8. Korean National War Memorial and Museum, Seoul
This museum is probably worth a good full day to see it properly. It covers the country’s (both North and South) turbulent history, including its oppression by both China and Japan, World War II, the Korean War and then the country’s division. I was joined by countless Korean soldiers clutching pens and papers – visiting this sobering place must be compulsory for their troops.
7. Tuol Sleng Genocide Museum, Phnom Penh
This museum, housed in a former school which then became a prison, documents the horrible atrocities committed by the Khmer Rouge not too long ago. One of the most lasting memories I have of the place is the countless black-and-white photos of their victims; some smiling, some clearly fearful, and one particularly striking one of a woman holding her child.
6. Olympia Museum, Olympia
I am probably one of the only people in the world who love this museum. It has been awfully neglected, but after a couple of weeks in Greece I was able to brush that fact off as just one of those things the Greeks can get away with. But it was full of all sorts of ancient artifacts as well as modern ones too, such as the bowl used to catch the light to make the Olympic torch’s flame. I was in Olympic heaven.
5. The Occupation Museum of Latvia, Riga
I felt terrible that I knew a total of zero facts about Latvia before I visited the country. The only time I’d really ever heard of it was in a Seinfeld episode, when George converted to Latvian Orthodox. (Which I later found out doesn’t even exist – Latvians are mainly Lutherans.) But this museum definitely got me up to speed – it’s a big bulky thing of a building, ugly as hell, smack bang in the middle of an otherwise very pretty square. It’s pretty symbolic of the fact that Latvia has only been a country for about a couple of decades in a millennium – everybody has pushed these little guys around.
4. GAA Museum, Dublin
This museum was the best little surprise packet given at the end of a superb stadium tour. It’s housed in Croke Park, a stadium which is intimately involved with much of Ireland’s struggle for independence over the past century or so. Gaelic football and hurling were two activities the British unsuccessfully tried to stamp out as they were seen as symbols of Irish nationalism. The museum tells these stories beautifully. I even was reading up on great games of the past, father and son combos, games that were washed out… all about a game I hardly knew. I was there for almost a full day.
3. Checkpoint Charlie Haus, Berlin
This museum first opened for visitors all the way back in 1962 – the year after the Berlin Wall went up, so coming in here feels a bit like stepping into a time warp. Some of it still is written as if the Wall is still standing. All of it is positive, however – this museum is all about celebrating the zany ways people successfully escaped East Germany, via either the Wall or the inter-Germany boundary. Trabis are displayed with their fake bonnets, as well as the famous hot air balloon, constructed by a family who spent years sewing bits of silk together. Another bonus? It’s open until ten at night so there’s no risk in being kicked out early, which seems to happen to me quite often.

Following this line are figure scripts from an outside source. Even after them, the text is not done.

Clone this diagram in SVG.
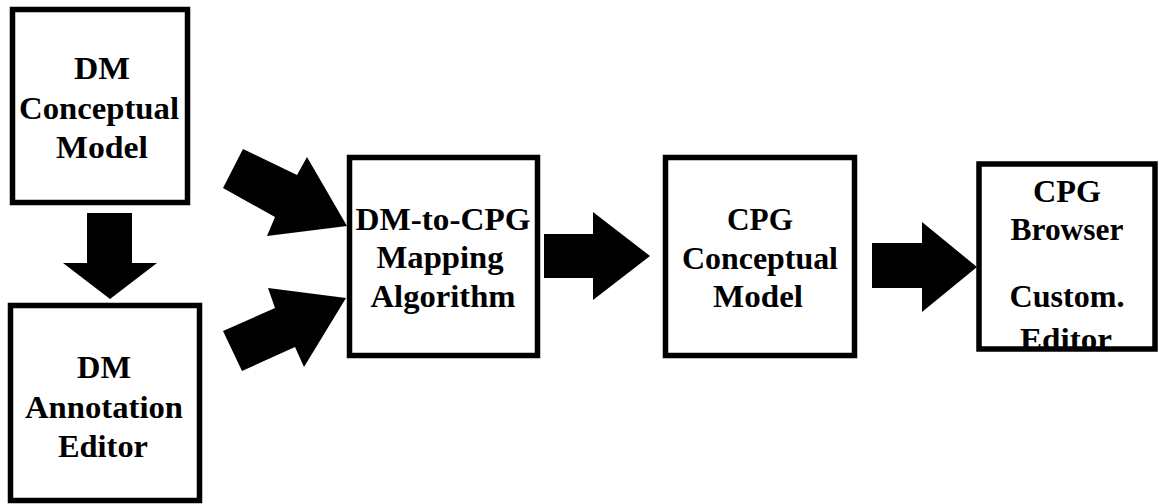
<svg xmlns="http://www.w3.org/2000/svg" width="1159" height="504" viewBox="0 0 1159 504">
  <style>
    .box { fill: #ffffff; stroke: #000000; stroke-width: 5.5; }
    .frame { fill: none; stroke: #000000; stroke-width: 5.5; }
    .lbl { font-family: "Liberation Serif", "Times New Roman", serif; font-weight: bold; font-size: 31px; fill: #000000; text-anchor: middle; }
    .arrow { fill: #000000; stroke: none; }
  </style>
  <rect width="1159" height="504" fill="#ffffff"/>

  <!-- block arrows between the stages -->
  <g id="connectors">
    <polygon class="arrow" points="87,213 132,213 132,263 157,263 110,299 63,263 87,263"/>
    <polygon class="arrow" points="243,149 297,175 307,157 347,226 267,236 275,217 223,188"/>
    <polygon class="arrow" points="223,331 275,308 268,288 346,298 304,367 295,347 242,371"/>
    <polygon class="arrow" points="544,234 593,234 593,212 650,256 593,300 593,278 544,278"/>
    <polygon class="arrow" points="872,243 922,243 922,222 977,267 922,312 922,288 872,288"/>
  </g>

  <g id="dm-conceptual-model">
    <rect class="box" x="12.5" y="9.5" width="175" height="193"/>
    <text class="lbl" x="102" y="79" textLength="56" lengthAdjust="spacingAndGlyphs">DM</text>
    <text class="lbl" x="99" y="119" textLength="160" lengthAdjust="spacingAndGlyphs">Conceptual</text>
    <text class="lbl" x="102" y="158" textLength="92" lengthAdjust="spacingAndGlyphs">Model</text>
  </g>

  <g id="dm-annotation-editor">
    <rect class="box" x="10.5" y="305.5" width="189" height="195"/>
    <text class="lbl" x="104" y="378" textLength="54" lengthAdjust="spacingAndGlyphs">DM</text>
    <text class="lbl" x="104" y="418" textLength="158" lengthAdjust="spacingAndGlyphs">Annotation</text>
    <text class="lbl" x="103" y="457" textLength="90" lengthAdjust="spacingAndGlyphs">Editor</text>
  </g>

  <g id="mapping-algorithm">
    <rect class="box" x="349.5" y="157.5" width="188" height="198"/>
    <text class="lbl" x="443" y="230" textLength="175" lengthAdjust="spacingAndGlyphs">DM-to-CPG</text>
    <text class="lbl" x="440" y="268" textLength="127" lengthAdjust="spacingAndGlyphs">Mapping</text>
    <text class="lbl" x="443" y="307" textLength="145" lengthAdjust="spacingAndGlyphs">Algorithm</text>
  </g>

  <g id="cpg-conceptual-model">
    <rect class="box" x="665.5" y="157.5" width="189" height="198"/>
    <text class="lbl" x="760" y="230" textLength="66" lengthAdjust="spacingAndGlyphs">CPG</text>
    <text class="lbl" x="760" y="269" textLength="156" lengthAdjust="spacingAndGlyphs">Conceptual</text>
    <text class="lbl" x="758" y="307" textLength="90" lengthAdjust="spacingAndGlyphs">Model</text>
  </g>

  <g id="cpg-browser-editor">
    <rect x="979" y="164" width="176" height="185" fill="#ffffff"/>
    <text class="lbl" x="1067" y="202" textLength="68" lengthAdjust="spacingAndGlyphs">CPG</text>
    <text class="lbl" x="1067" y="240" textLength="113" lengthAdjust="spacingAndGlyphs">Browser</text>
    <text class="lbl" x="1067" y="307" textLength="115" lengthAdjust="spacingAndGlyphs">Custom.</text>
    <text class="lbl" x="1066" y="350" textLength="92" lengthAdjust="spacingAndGlyphs">Editor</text>
    <!-- frame drawn last so its bottom edge sits over the last line -->
    <rect class="frame" x="979" y="164" width="176" height="185"/>
  </g>
</svg>
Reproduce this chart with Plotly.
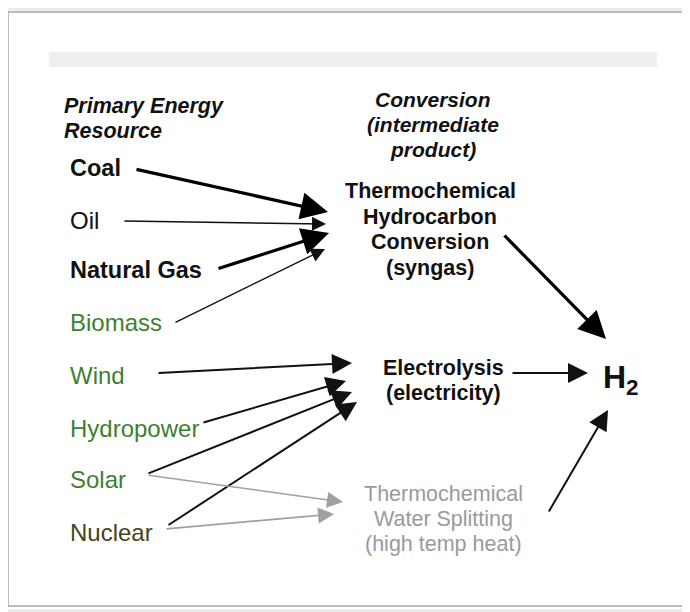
import plotly.graph_objects as go

# ---- data ----
sources = ["Coal", "Oil", "Natural Gas", "Biomass", "Wind", "Hydropower", "Solar", "Nuclear"]
source_bold = [True, False, True, False, False, False, False, False]
source_colors = ["#111111", "#111111", "#111111", "#3f7f30", "#3f7f30", "#3f7f30", "#3f7f30", "#4a4318"]

header_left = ["Primary Energy", "Resource"]
header_mid = ["Conversion", "(intermediate", "product)"]
conv_syngas = ["Thermochemical", "Hydrocarbon", "Conversion", "(syngas)"]
conv_elec = ["Electrolysis", "(electricity)"]
conv_heat = ["Thermochemical", "Water Splitting", "(high temp heat)"]
product = "<b>H<sub>2</sub></b>"

# links: (source, target, weight class)
links = [
    ("Coal", "syngas", "thick"), ("Oil", "syngas", "thin"), ("Natural Gas", "syngas", "thick"),
    ("Biomass", "syngas", "thin"),
    ("Wind", "elec", "mid"), ("Hydropower", "elec", "mid"), ("Solar", "elec", "mid"), ("Nuclear", "elec", "mid"),
    ("Solar", "heat", "grey"), ("Nuclear", "heat", "grey"),
    ("syngas", "H2", "thick"), ("elec", "H2", "mid"), ("heat", "H2", "mid"),
]

# ---- layout geometry (pixel space of the page) ----
src_y = [168, 220, 270, 322, 375, 428, 479, 532]
tails = {
    ("Coal", "syngas"): (135, 169), ("Oil", "syngas"): (123, 221), ("Natural Gas", "syngas"): (217, 269),
    ("Biomass", "syngas"): (174, 323), ("Wind", "elec"): (157, 373), ("Hydropower", "elec"): (202, 423),
    ("Solar", "elec"): (147, 474), ("Nuclear", "elec"): (167, 526), ("Solar", "heat"): (147, 475),
    ("Nuclear", "heat"): (165, 529), ("syngas", "H2"): (503, 234), ("elec", "H2"): (511, 373),
    ("heat", "H2"): (548, 513),
}
heads = {
    ("Coal", "syngas"): (328, 212), ("Oil", "syngas"): (326, 224), ("Natural Gas", "syngas"): (329, 233),
    ("Biomass", "syngas"): (325, 249), ("Wind", "elec"): (352, 363), ("Hydropower", "elec"): (346, 381),
    ("Solar", "elec"): (352, 392), ("Nuclear", "elec"): (357, 402), ("Solar", "heat"): (343, 502),
    ("Nuclear", "heat"): (334, 514), ("syngas", "H2"): (606, 339), ("elec", "H2"): (588, 373),
    ("heat", "H2"): (608, 410),
}
styles = {"thick": ("#000000", 3.2), "thin": ("#111111", 1.4), "mid": ("#111111", 2.0), "grey": ("#a0a0a0", 1.6)}

fig = go.Figure()
ann = []
FONT = "Liberation Sans, Arial, sans-serif"


def block(lines, x, y0, step, anchor, size, color, fmt="{}"):
    for i, line in enumerate(lines):
        ann.append(dict(x=x, y=y0 + i * step, text=fmt.format(line), showarrow=False, xanchor=anchor,
                        yanchor="middle", font=dict(family=FONT, size=size, color=color)))


block(header_left, 62, 106, 25, "left", 21.5, "#111", "<i><b>{}</b></i>")
block(header_mid, 433, 99, 25, "center", 21, "#111", "<i><b>{}</b></i>")

for name, b, c, y in zip(sources, source_bold, source_colors, src_y):
    t = f"<b>{name}</b>" if b else name
    ann.append(dict(x=68, y=y, text=t, showarrow=False, xanchor="left", yanchor="middle",
                    font=dict(family=FONT, size=23.5 if b else 24, color=c)))

block(conv_syngas, 430, 191, 25.5, "center", 21.5, "#111", "<b>{}</b>")
block(conv_elec, 443, 368, 25, "center", 21.5, "#111", "<b>{}</b>")
block(conv_heat, 443, 494, 25, "center", 21.5, "#9a9a9a")

ann.append(dict(x=621, y=379, text=product, showarrow=False, xanchor="center", yanchor="middle",
                font=dict(family=FONT, size=32, color="#111")))

for s, t, w in links:
    (ax_, ay_), (hx, hy) = tails[(s, t)], heads[(s, t)]
    col, wd = styles[w]
    ann.append(dict(x=hx, y=hy, ax=ax_, ay=ay_, xref="x", yref="y", axref="x", ayref="y", text="",
                    showarrow=True, arrowhead=2, arrowsize=2.0 if wd < 3 else 1.7, arrowwidth=wd,
                    arrowcolor=col, standoff=0))

shapes = [
    dict(type="rect", x0=5, y0=9, x1=760, y1=611, line=dict(color="#ececec", width=4), fillcolor="rgba(0,0,0,0)", layer="below"),
    dict(type="rect", x0=8, y0=12, x1=760, y1=606, line=dict(color="#a8a8a8", width=1.5), fillcolor="white", layer="below"),
    dict(type="rect", x0=49, y0=52, x1=657, y1=67, line=dict(width=0), fillcolor="#efefef", layer="below"),
]

# the page body adds an 8px offset, so the axes ranges start at 8 to keep page pixels == data units
fig.update_layout(
    width=690, height=612, margin=dict(l=0, r=0, t=0, b=0),
    paper_bgcolor="white", plot_bgcolor="white",
    xaxis=dict(range=[8, 698], visible=False, fixedrange=True),
    yaxis=dict(range=[620, 8], visible=False, fixedrange=True),
    annotations=ann, shapes=shapes, showlegend=False,
)
fig.write_html("out.html")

2. National History Museum, Berlin
Even though Nuremburg has the best Nazi Germany museum, this is the best one covering German history through the ages. It begins from the year dot and is incredibly detailed; I only got up to Napoleon marching through Brandenburg Gate before my time was up. I suppose that I will just have to guess that things turned out all rosy after that.
1. Documentation Centre – Nazi Party Rally Grounds, Nuremberg
The best museum on the history of Nazi Germany isn’t in Berlin at all – it’s in the Bavarian city of Nuremburg. It was here that the Nazis enjoyed their greatest following and therefore they decided to hold their infamous rallies, notably in 1935 to announce their new race laws. The rally grounds were meant to be massive – the rallies were held with only about ten per cent of it completed – but the project was abandoned as soon as war broke out. Today it is left as a modern ruin, with a fascinating museum inside. Beware – if you’re thinking of coming here as a day trip from Munich, leave early. Very early. I spent most of the day here and didn’t see half of what I’d set out to see.